Public Opinion and the Environment #AAPOR #MRX


AAPOR… Live blogging from beautiful Boston, any errors are my own…

Public Opinion and the Environment; Moderator: Robert Eisinger, Savannah College of Art and Design

The Weathering of Skepticism: An Examination of American Views on the Existence of Climate Change
Christopher P. Borick, Muhlenberg College Institute of Public Opinion, Barry G. Rabe, University of Michigan

  • 2008, the majority of americans believe in global warming
  • 2010:  dropped off the agenda in DC, percentage believing in global warming is declining, people wonder if it’s a hoax
  • 2013: rate has risen but not back to previous levels, obama addressed it in two important speeches
  • Shifts in views related to level of attention by congress and president
  • Is there evidence of global warming? went from 72,65,52,58,55,62,65,68,67,62 from 2008 to 2013 (couple measurements per year)
  • Most significant factor in belief of global warming is partisanship. [wow, ridiculous!]
  • Why believe? Glaciers melting, warmer temperatures, weather change, scientific research. Personal experience is the top reason.
  • Drought was important in believing global warming, but more so for people in the southeast
  • Increasingly people think climate change is not occuring due to religious factors

Global Warming Attitudes Among Local News Viewers and Non-Viewers; Media Market Comparative Analysis and Change Over Time; Amy Simon, Goodwin Simon Strategic Research, Leora Lawton, Tech Society Research; UC Berkeley, Berkeley, Population Center, Adam D. Probolsky, Probolsky Research LLC, Paul A. Hanle, Climate Central

  • More people think global warming is happening 61% last year, 67% this year
  • People who watch the weather on tv are more likely to think global warming is happening
  • If you explain to people what global warming is, then the rate increases 5%
  • People think the earth is getting warmer due to 1) humans 2) earth patterns 3) both
  • People assume the global warming term refers more to human intervention
  • only 50% think it’s a serious problem
  • 79% of people think they are well informed [wow. people really overestimate their knowledge]
  • answers to factual questions vary due to ideology

Polls, Publics and Pipelines: Mapping Public Opinion Toward the Keystone XL Pipeline in the United States and the Northern Gateway Pipeline in Canada; Timothy B. Gravelle, PriceMetrix Inc.

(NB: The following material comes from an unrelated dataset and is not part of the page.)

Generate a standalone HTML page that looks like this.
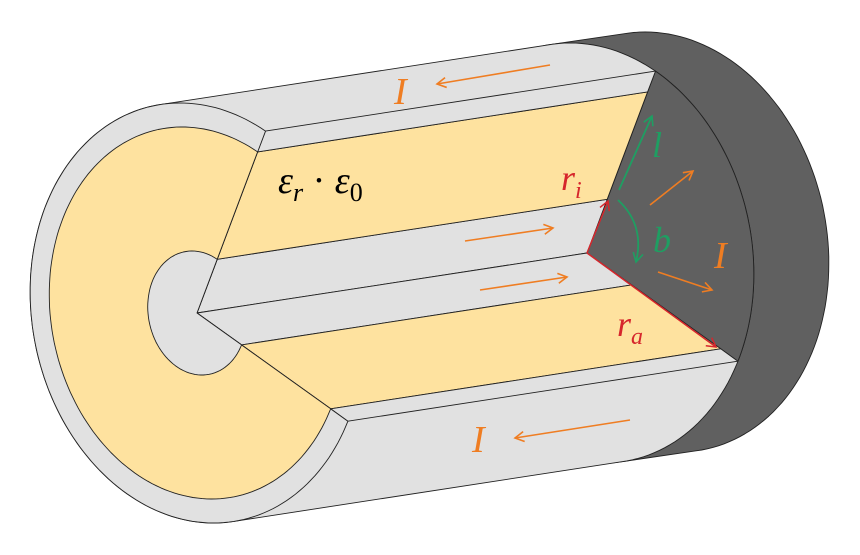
<!DOCTYPE html>
<html><head><meta charset="utf-8"><style>
html,body{margin:0;padding:0;background:#fff;}
svg{display:block;}
text{font-family:"Liberation Serif",serif;font-style:italic;}
</style></head><body>
<svg id="fig" width="860" height="555" viewBox="0 0 860 555" xmlns="http://www.w3.org/2000/svg">
<defs>
<marker id="ao" markerWidth="12" markerHeight="12" refX="10" refY="6" orient="auto" markerUnits="userSpaceOnUse"><path d="M1,1 L10,6 L1,11" fill="none" stroke="#ef7d22" stroke-width="1.6"/></marker>
<marker id="ag" markerWidth="12" markerHeight="12" refX="10" refY="6" orient="auto" markerUnits="userSpaceOnUse"><path d="M1,1 L10,6 L1,11" fill="none" stroke="#1f9e62" stroke-width="1.6"/></marker>
<marker id="ar" markerWidth="12" markerHeight="12" refX="10" refY="6" orient="auto" markerUnits="userSpaceOnUse"><path d="M1,1 L10,6 L1,11" fill="none" stroke="#d6262c" stroke-width="1.5"/></marker>
</defs>
<g id="geo"></g>
<g id="ann">
<line x1="550" y1="65" x2="437" y2="84" stroke="#ef7d22" stroke-width="1.6" marker-end="url(#ao)"/>
<text x="394" y="104" font-size="38" fill="#ef7d22">I</text>
<line x1="465" y1="241" x2="553" y2="228" stroke="#ef7d22" stroke-width="1.6" marker-end="url(#ao)"/>
<line x1="480" y1="290" x2="567" y2="277" stroke="#ef7d22" stroke-width="1.6" marker-end="url(#ao)"/>
<line x1="630" y1="420" x2="515" y2="438" stroke="#ef7d22" stroke-width="1.6" marker-end="url(#ao)"/>
<text x="472" y="452" font-size="38" fill="#ef7d22">I</text>
<text x="278" y="193" font-size="38" fill="#000">ε<tspan font-size="26" dy="8">r</tspan><tspan font-style="normal" dy="-8"> · </tspan>ε<tspan font-size="26" dy="8" font-style="normal">0</tspan></text>
<line x1="587" y1="253" x2="608" y2="201" stroke="#d6262c" stroke-width="1.5" marker-end="url(#ar)"/>
<text x="561" y="190" font-size="36" fill="#d6262c">r<tspan font-size="24" dy="8">i</tspan></text>
<line x1="587" y1="253" x2="716" y2="347" stroke="#d6262c" stroke-width="1.5" marker-end="url(#ar)"/>
<text x="617" y="336" font-size="36" fill="#d6262c">r<tspan font-size="24" dy="8">a</tspan></text>
<line x1="619" y1="190" x2="652" y2="116" stroke="#1f9e62" stroke-width="1.8" marker-end="url(#ag)"/>
<text x="652" y="157" font-size="36" fill="#1f9e62">l</text>
<path d="M618,200 Q645,225 636,262" fill="none" stroke="#1f9e62" stroke-width="1.8" marker-end="url(#ag)"/>
<text x="653" y="252" font-size="36" fill="#1f9e62">b</text>
<line x1="650" y1="205" x2="693" y2="171" stroke="#ef7d22" stroke-width="1.6" marker-end="url(#ao)"/>
<line x1="658" y1="272" x2="712" y2="290" stroke="#ef7d22" stroke-width="1.6" marker-end="url(#ao)"/>
<text x="714" y="268" font-size="38" fill="#ef7d22">I</text>
</g>
</svg>
<script>
const NS="http://www.w3.org/2000/svg";
const geo=document.getElementById('geo');
const CL=[197,313], T=[390,-60], T2=[75,-11];
const CR=[CL[0]+T[0],CL[1]+T[1]], CC=[CR[0]+T2[0],CR[1]+T2[1]];
const K=0.08;
const R_OUT=[166,210], R_DIE=[147,186], R_IN=[49,62];
const TUP=-60*Math.PI/180, TLO=31*Math.PI/180;
const GRAY="#e1e1e1", YEL="#fee29f", DARK="#606060";
function pt(c,r,t){return [c[0]+r[0]*Math.cos(t)+K*r[1]*Math.sin(t), c[1]+r[1]*Math.sin(t)];}
function arc(c,r,t0,t1,n){const a=[];for(let i=0;i<=n;i++){a.push(pt(c,r,t0+(t1-t0)*i/n));}return a;}
function hull(P){P=P.slice().sort((a,b)=>a[0]-b[0]||a[1]-b[1]);const cr=(o,a,b)=>(a[0]-o[0])*(b[1]-o[1])-(a[1]-o[1])*(b[0]-o[0]);const lo=[],up=[];for(const p of P){while(lo.length>=2&&cr(lo[lo.length-2],lo[lo.length-1],p)<=0)lo.pop();lo.push(p);}for(let i=P.length-1;i>=0;i--){const p=P[i];while(up.length>=2&&cr(up[up.length-2],up[up.length-1],p)<=0)up.pop();up.push(p);}up.pop();lo.pop();return lo.concat(up);}
function poly(pts,fill,name,sw){const e=document.createElementNS(NS,'path');


e.setAttribute('d','M'+pts.map(p=>p[0].toFixed(1)+','+p[1].toFixed(1)).join(' L')+' Z');e.setAttribute('fill',fill);e.setAttribute('stroke','#222');e.setAttribute('stroke-width',sw||0.9);e.setAttribute('stroke-linejoin','round');geo.appendChild(e);return e;}
const full=(c,r)=>arc(c,r,0,2*Math.PI,180);
// dark end cap
poly(hull(full(CR,R_OUT).concat(full(CC,R_OUT))),DARK,'end-cap');
// body silhouette
poly(hull(full(CL,R_OUT).concat(full(CR,R_OUT))),GRAY,'outer-shell-surface');
// dark wedge on right face
poly([CR].concat(arc(CR,R_OUT,TUP,TLO,60)),DARK,'cut-face-wedge');
// cut planes
function strips(t,tag){const radii=[[0,0],R_IN,R_DIE,R_OUT];const cols=[GRAY,YEL,GRAY];const nm=['inner-conductor','dielectric','outer-conductor'];
for(let i=0;i<3;i++){const a=radii[i][0]?pt(CL,radii[i],t):CL.slice();const b=pt(CL,radii[i+1],t);
const a2=[a[0]+T[0],a[1]+T[1]],b2=[b[0]+T[0],b[1]+T[1]];poly([a,b,b2,a2],cols[i],tag+'-'+nm[i]);}}
strips(TUP,'upper-cut');
strips(TLO,'lower-cut');
// left face C-shape
const t0=TLO,t1=TUP+2*Math.PI;
poly([CL].concat(arc(CL,R_OUT,t0,t1,150)),GRAY,'left-face-outer-conductor');
poly([CL].concat(arc(CL,R_DIE,t0,t1,150)),YEL,'left-face-dielectric');
poly([CL].concat(arc(CL,R_IN,t0,t1,80)),GRAY,'left-face-inner-conductor');
</script>
</body></html>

  • Canada and US do have different cultural values even though we look alike
  • How do canadians and americans differ in their opinions of the oil pipelines
  • Proximity and distance likely matter – NIMBY
  • Most predictive variables in model were liberal ideology, attitudes towards economy
  • People who think the economy is poor were more in favour
  • Support increases for people who are closer to the pipeline – approval is high regardless of opinion about economy

Emphasis Framing and Americans’ Perception of Scientific Consensus: Scientists Agree on “Climate Change” but not on “Global Warming”; Jonathon P. Schuldt, Cornell University, Sungjong Roh, Cornell University
Norbert Schwarz, University of Michigan

  • 26% of people say they see no evidence of global warming; 51% of convervatives vs 7% of democrats, reliable divide for over a decade
  • are there differences if you talk about global warming versus climate change?
  • often used interchangeably
  • could using the different words create different findings? [well, that’s an obvious yes]
  • Aggregate sample – 68% say yes to global warming, 74% say yes to climate change
  • Republicans more likely to be affected by the word change
  • Reduce the partisan divide if you say climate change
  • Democrats don’t care which word. Replicans more likely to believe in climate change, not global warming.